◆ Information shown ◆
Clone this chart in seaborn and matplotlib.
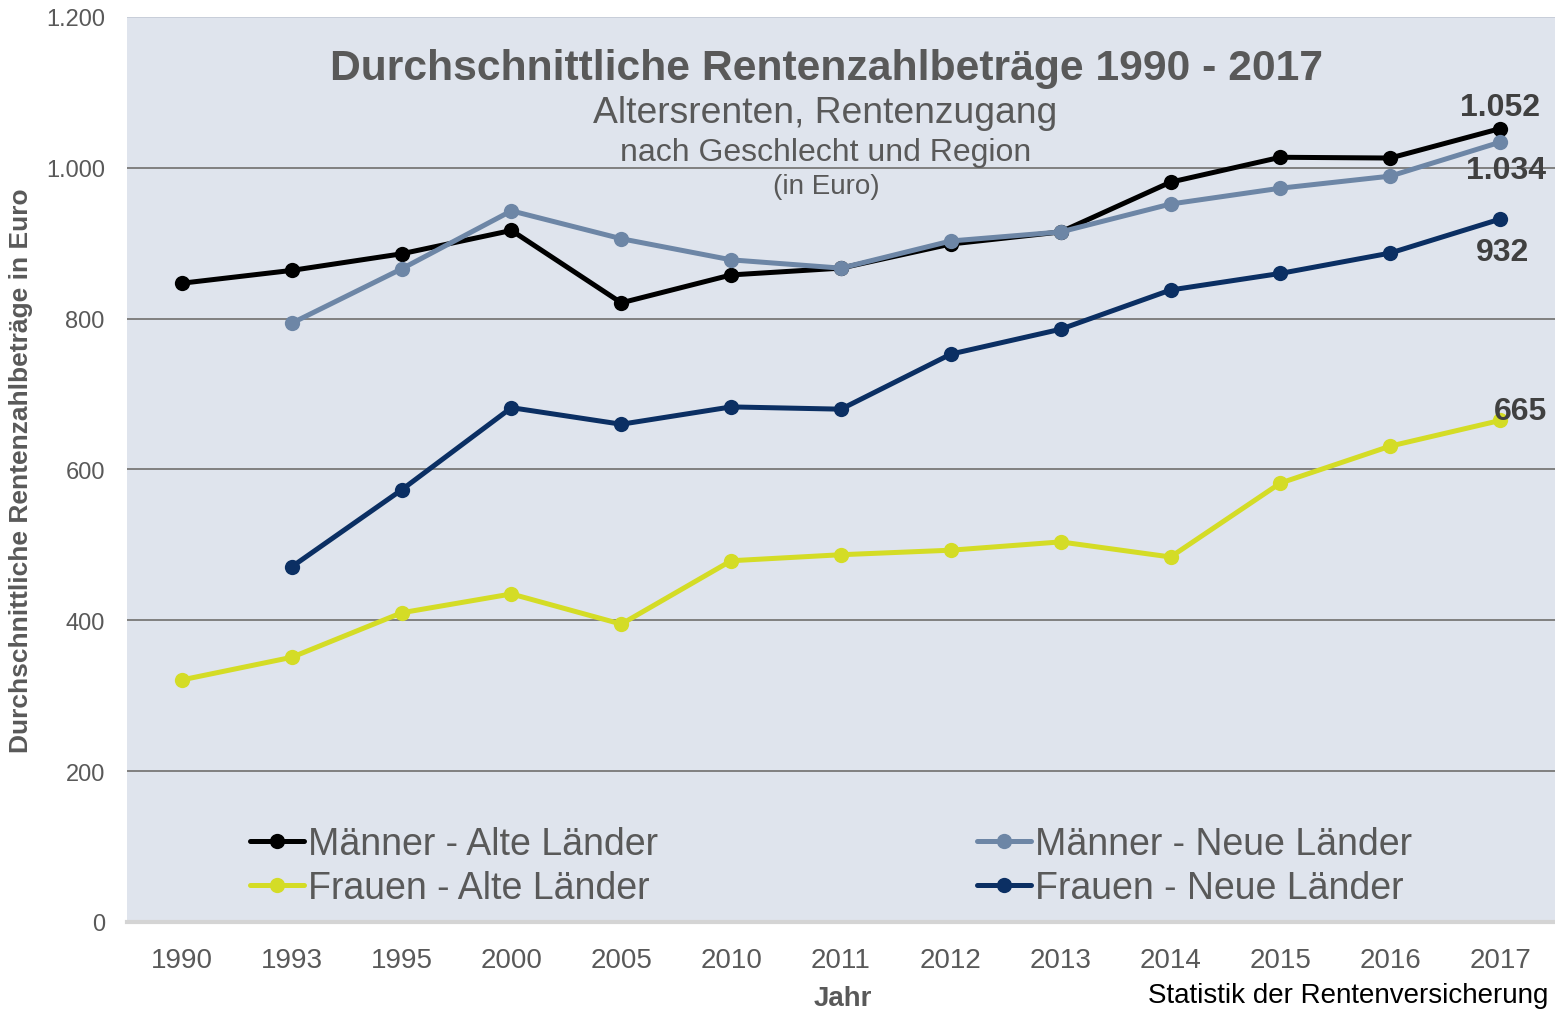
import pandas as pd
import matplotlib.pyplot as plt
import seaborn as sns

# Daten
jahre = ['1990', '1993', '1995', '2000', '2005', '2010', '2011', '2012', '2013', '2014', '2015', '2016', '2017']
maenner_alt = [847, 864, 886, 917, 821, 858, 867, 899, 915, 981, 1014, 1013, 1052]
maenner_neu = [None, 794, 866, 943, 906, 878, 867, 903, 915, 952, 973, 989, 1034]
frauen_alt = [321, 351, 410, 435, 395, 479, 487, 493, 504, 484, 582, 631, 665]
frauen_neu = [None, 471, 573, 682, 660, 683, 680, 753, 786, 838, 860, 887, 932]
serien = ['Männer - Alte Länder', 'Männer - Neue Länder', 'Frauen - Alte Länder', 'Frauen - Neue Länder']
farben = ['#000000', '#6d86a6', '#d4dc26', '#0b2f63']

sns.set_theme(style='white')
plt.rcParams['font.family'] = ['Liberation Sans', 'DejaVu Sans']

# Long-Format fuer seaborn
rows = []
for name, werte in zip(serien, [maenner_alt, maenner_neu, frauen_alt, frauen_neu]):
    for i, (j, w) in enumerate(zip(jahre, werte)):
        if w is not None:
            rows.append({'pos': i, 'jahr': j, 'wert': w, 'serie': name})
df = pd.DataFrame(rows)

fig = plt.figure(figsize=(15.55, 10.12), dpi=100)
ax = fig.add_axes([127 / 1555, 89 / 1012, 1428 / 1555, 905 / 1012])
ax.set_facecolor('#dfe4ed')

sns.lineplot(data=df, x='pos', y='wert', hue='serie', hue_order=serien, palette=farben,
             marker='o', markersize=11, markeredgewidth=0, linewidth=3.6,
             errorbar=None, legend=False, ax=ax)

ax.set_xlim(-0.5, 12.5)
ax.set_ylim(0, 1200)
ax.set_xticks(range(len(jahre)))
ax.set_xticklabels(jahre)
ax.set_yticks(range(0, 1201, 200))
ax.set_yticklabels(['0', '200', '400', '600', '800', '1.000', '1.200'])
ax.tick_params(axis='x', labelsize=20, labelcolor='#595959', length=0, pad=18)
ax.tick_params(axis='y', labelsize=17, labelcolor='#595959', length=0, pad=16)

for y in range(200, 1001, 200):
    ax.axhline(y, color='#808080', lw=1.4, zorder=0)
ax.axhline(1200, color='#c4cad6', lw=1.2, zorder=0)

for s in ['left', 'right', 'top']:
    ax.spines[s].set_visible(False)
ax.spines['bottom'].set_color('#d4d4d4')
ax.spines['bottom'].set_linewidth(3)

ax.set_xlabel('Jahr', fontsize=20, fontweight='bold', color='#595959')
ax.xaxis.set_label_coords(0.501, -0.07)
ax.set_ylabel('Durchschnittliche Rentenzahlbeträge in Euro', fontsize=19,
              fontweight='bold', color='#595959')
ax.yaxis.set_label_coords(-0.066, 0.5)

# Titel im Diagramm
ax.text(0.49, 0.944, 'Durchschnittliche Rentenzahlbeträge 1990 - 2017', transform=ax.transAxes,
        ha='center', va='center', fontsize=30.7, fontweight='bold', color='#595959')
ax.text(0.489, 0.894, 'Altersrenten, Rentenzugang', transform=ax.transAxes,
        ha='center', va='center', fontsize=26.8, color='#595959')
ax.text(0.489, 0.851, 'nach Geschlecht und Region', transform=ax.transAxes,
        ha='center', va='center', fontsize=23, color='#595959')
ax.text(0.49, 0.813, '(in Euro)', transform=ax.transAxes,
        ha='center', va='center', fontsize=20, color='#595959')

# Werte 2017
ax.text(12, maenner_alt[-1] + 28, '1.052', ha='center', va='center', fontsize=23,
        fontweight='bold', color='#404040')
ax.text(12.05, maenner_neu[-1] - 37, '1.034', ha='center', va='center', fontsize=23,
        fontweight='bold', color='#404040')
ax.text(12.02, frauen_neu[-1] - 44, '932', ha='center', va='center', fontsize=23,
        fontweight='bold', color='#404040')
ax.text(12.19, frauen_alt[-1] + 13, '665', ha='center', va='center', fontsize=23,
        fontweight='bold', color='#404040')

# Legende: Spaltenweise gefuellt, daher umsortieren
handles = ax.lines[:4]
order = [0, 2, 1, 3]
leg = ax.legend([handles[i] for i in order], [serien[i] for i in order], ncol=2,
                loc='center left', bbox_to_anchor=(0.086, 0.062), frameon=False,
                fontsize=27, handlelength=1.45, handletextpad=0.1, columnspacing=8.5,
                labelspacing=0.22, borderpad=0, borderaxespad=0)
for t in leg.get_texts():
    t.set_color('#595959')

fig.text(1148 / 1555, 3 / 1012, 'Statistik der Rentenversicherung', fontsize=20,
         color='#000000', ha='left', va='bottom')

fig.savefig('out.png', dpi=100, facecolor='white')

◆ Exercise details ◆
Reproduce the material above exactly, first line through the line that contains "plt.rcParams['font.family'] = ['Liberation", minus the pictures.

◆ Solution to the exercise ◆
Clone this chart in seaborn and matplotlib.
import pandas as pd
import matplotlib.pyplot as plt
import seaborn as sns

# Daten
jahre = ['1990', '1993', '1995', '2000', '2005', '2010', '2011', '2012', '2013', '2014', '2015', '2016', '2017']
maenner_alt = [847, 864, 886, 917, 821, 858, 867, 899, 915, 981, 1014, 1013, 1052]
maenner_neu = [None, 794, 866, 943, 906, 878, 867, 903, 915, 952, 973, 989, 1034]
frauen_alt = [321, 351, 410, 435, 395, 479, 487, 493, 504, 484, 582, 631, 665]
frauen_neu = [None, 471, 573, 682, 660, 683, 680, 753, 786, 838, 860, 887, 932]
serien = ['Männer - Alte Länder', 'Männer - Neue Länder', 'Frauen - Alte Länder', 'Frauen - Neue Länder']
farben = ['#000000', '#6d86a6', '#d4dc26', '#0b2f63']

sns.set_theme(style='white')
plt.rcParams['font.family'] = ['Liberation Sans', 'DejaVu Sans']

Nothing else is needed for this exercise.